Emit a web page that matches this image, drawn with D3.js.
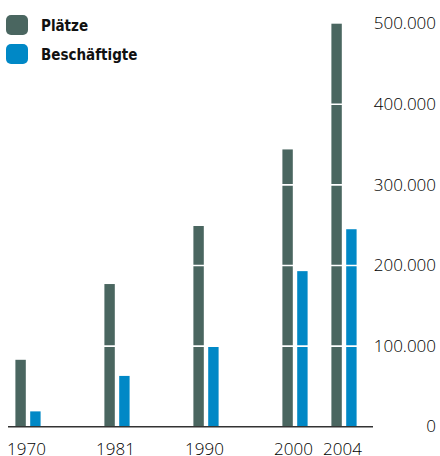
<!DOCTYPE html>
<html>
<head>
<meta charset="utf-8">
<script src="https://cdn.jsdelivr.net/npm/d3@7"></script>
<style>
  body { margin: 0; background: #fff; }
  svg { display: block; }
</style>
</head>
<body>
<svg class="svg"></svg>
<script>
let years = [1970, 1981, 1990, 2000, 2004]
let plaetze = [83000, 177000, 249000, 344000, 500000]
let beschaeftigte = [19000, 63000, 99000, 193000, 245000]
let yTicks = [0, 100000, 200000, 300000, 400000, 500000]
let seriesNames = ["Plätze", "Beschäftigte"]
let colorArr = ["#4a6660", "#0088c6"]

let svg = d3.select(".svg").attr("width", 440).attr("height", 456)

// the years are not evenly spaced on the page, so piecewise scale
let x = d3.scaleLinear().domain(years).range([28, 117, 206, 295, 344])
let y = d3.scaleLinear().domain([0, 500000]).range([426.7, 23.7])
let barW = 10.4
let offset = 7.4

let bars = svg.append("g")
bars.selectAll("rect.p")
  .data(years)
  .enter()
  .append("rect")
  .attr("class", "p")
  .attr("x", (d) => x(d) - offset - barW / 2)
  .attr("y", (d, i) => y(plaetze[i]))
  .attr("width", barW)
  .attr("height", (d, i) => y(0) - y(plaetze[i]))
  .attr("fill", colorArr[0])

bars.selectAll("rect.b")
  .data(years)
  .enter()
  .append("rect")
  .attr("class", "b")
  .attr("x", (d) => x(d) + offset - barW / 2)
  .attr("y", (d, i) => y(beschaeftigte[i]))
  .attr("width", barW)
  .attr("height", (d, i) => y(0) - y(beschaeftigte[i]))
  .attr("fill", colorArr[1])

// white grid lines cut through the bars
svg.append("g")
  .selectAll("line")
  .data(yTicks.filter((d) => d > 0 && d < 500000))
  .enter()
  .append("line")
  .attr("x1", 8)
  .attr("x2", 373)
  .attr("y1", (d) => y(d))
  .attr("y2", (d) => y(d))
  .attr("stroke", "#fff")
  .attr("stroke-width", 1.6)

// y axis labels on the right
let yAxis = d3.axisRight(y)
  .tickValues(yTicks)
  .tickSize(0)
  .tickFormat((d) => d3.format(",")(d).replace(/,/g, "."))
let ya = svg.append("g").attr("transform", "translate(436,0)").call(yAxis)
ya.select(".domain").remove()
ya.selectAll("text")
  .attr("x", 0)
  .attr("dy", "0.3em")
  .attr("text-anchor", "end")
  .attr("fill", "#000")
  .style("font-family", "'Open Sans'")
  .style("font-weight", 300)
  .style("font-size", "17px")

// baseline
svg.append("line")
  .attr("x1", 8)
  .attr("x2", 373)
  .attr("y1", y(0))
  .attr("y2", y(0))
  .attr("stroke", "#333")
  .attr("stroke-width", 1.5)

// year labels
svg.append("g")
  .selectAll("text")
  .data(years)
  .enter()
  .append("text")
  .attr("x", (d) => x(d) - 1.5)
  .attr("y", 455)
  .attr("text-anchor", "middle")
  .attr("fill", "#000")
  .style("font-family", "'Open Sans'")
  .style("font-weight", 300)
  .style("font-size", "17px")
  .text((d) => d)

// legend
let legend = svg.append("g")
legend.selectAll("rect")
  .data(seriesNames)
  .enter()
  .append("rect")
  .attr("x", 6)
  .attr("y", (d, i) => 15 + i * 29)
  .attr("width", 22)
  .attr("height", 20)
  .attr("rx", 5)
  .attr("fill", (d, i) => colorArr[i])
legend.selectAll("text")
  .data(seriesNames)
  .enter()
  .append("text")
  .attr("x", 41)
  .attr("y", (d, i) => 25.5 + i * 29)
  .attr("dy", "0.35em")
  .attr("fill", "#111")
  .style("font-family", "'DejaVu Sans Condensed', 'DejaVu Sans'")
  .style("font-stretch", "condensed")
  .style("font-weight", 700)
  .style("font-size", "15px")
  .text((d) => d)
</script>
</body>
</html>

Work to complete – Reproduce the material above verbatim; omit every picture.

Result of this task –
Emit a web page that matches this image, drawn with D3.js.
<!DOCTYPE html>
<html>
<head>
<meta charset="utf-8">
<script src="https://cdn.jsdelivr.net/npm/d3@7"></script>
<style>
  body { margin: 0; background: #fff; }
  svg { display: block; }
</style>
</head>
<body>
<svg class="svg"></svg>
<script>
let years = [1970, 1981, 1990, 2000, 2004]
let plaetze = [83000, 177000, 249000, 344000, 500000]
let beschaeftigte = [19000, 63000, 99000, 193000, 245000]
let yTicks = [0, 100000, 200000, 300000, 400000, 500000]
let seriesNames = ["Plätze", "Beschäftigte"]
let colorArr = ["#4a6660", "#0088c6"]

let svg = d3.select(".svg").attr("width", 440).attr("height", 456)

// the years are not evenly spaced on the page, so piecewise scale
let x = d3.scaleLinear().domain(years).range([28, 117, 206, 295, 344])
let y = d3.scaleLinear().domain([0, 500000]).range([426.7, 23.7])
let barW = 10.4
let offset = 7.4

let bars = svg.append("g")
bars.selectAll("rect.p")
  .data(years)
  .enter()
  .append("rect")
  .attr("class", "p")
  .attr("x", (d) => x(d) - offset - barW / 2)
  .attr("y", (d, i) => y(plaetze[i]))
  .attr("width", barW)
  .attr("height", (d, i) => y(0) - y(plaetze[i]))
  .attr("fill", colorArr[0])

bars.selectAll("rect.b")
  .data(years)
  .enter()
  .append("rect")
  .attr("class", "b")
  .attr("x", (d) => x(d) + offset - barW / 2)
  .attr("y", (d, i) => y(beschaeftigte[i]))
  .attr("width", barW)
  .attr("height", (d, i) => y(0) - y(beschaeftigte[i]))
  .attr("fill", colorArr[1])

// white grid lines cut through the bars
svg.append("g")
  .selectAll("line")
  .data(yTicks.filter((d) => d > 0 && d < 500000))
  .enter()
  .append("line")
  .attr("x1", 8)
  .attr("x2", 373)
  .attr("y1", (d) => y(d))
  .attr("y2", (d) => y(d))
  .attr("stroke", "#fff")
  .attr("stroke-width", 1.6)

// y axis labels on the right
let yAxis = d3.axisRight(y)
  .tickValues(yTicks)
  .tickSize(0)
  .tickFormat((d) => d3.format(",")(d).replace(/,/g, "."))
let ya = svg.append("g").attr("transform", "translate(436,0)").call(yAxis)
ya.select(".domain").remove()
ya.selectAll("text")
  .attr("x", 0)
  .attr("dy", "0.3em")
  .attr("text-anchor", "end")
  .attr("fill", "#000")
  .style("font-family", "'Open Sans'")
  .style("font-weight", 300)
  .style("font-size", "17px")

// baseline
svg.append("line")
  .attr("x1", 8)
  .attr("x2", 373)
  .attr("y1", y(0))
  .attr("y2", y(0))
  .attr("stroke", "#333")
  .attr("stroke-width", 1.5)

// year labels
svg.append("g")
  .selectAll("text")
  .data(years)
  .enter()
  .append("text")
  .attr("x", (d) => x(d) - 1.5)
  .attr("y", 455)
  .attr("text-anchor", "middle")
  .attr("fill", "#000")
  .style("font-family", "'Open Sans'")
  .style("font-weight", 300)
  .style("font-size", "17px")
  .text((d) => d)

// legend
let legend = svg.append("g")
legend.selectAll("rect")
  .data(seriesNames)
  .enter()
  .append("rect")
  .attr("x", 6)
  .attr("y", (d, i) => 15 + i * 29)
  .attr("width", 22)
  .attr("height", 20)
  .attr("rx", 5)
  .attr("fill", (d, i) => colorArr[i])
legend.selectAll("text")
  .data(seriesNames)
  .enter()
  .append("text")
  .attr("x", 41)
  .attr("y", (d, i) => 25.5 + i * 29)
  .attr("dy", "0.35em")
  .attr("fill", "#111")
  .style("font-family", "'DejaVu Sans Condensed', 'DejaVu Sans'")
  .style("font-stretch", "condensed")
  .style("font-weight", 700)
  .style("font-size", "15px")
  .text((d) => d)
</script>
</body>
</html>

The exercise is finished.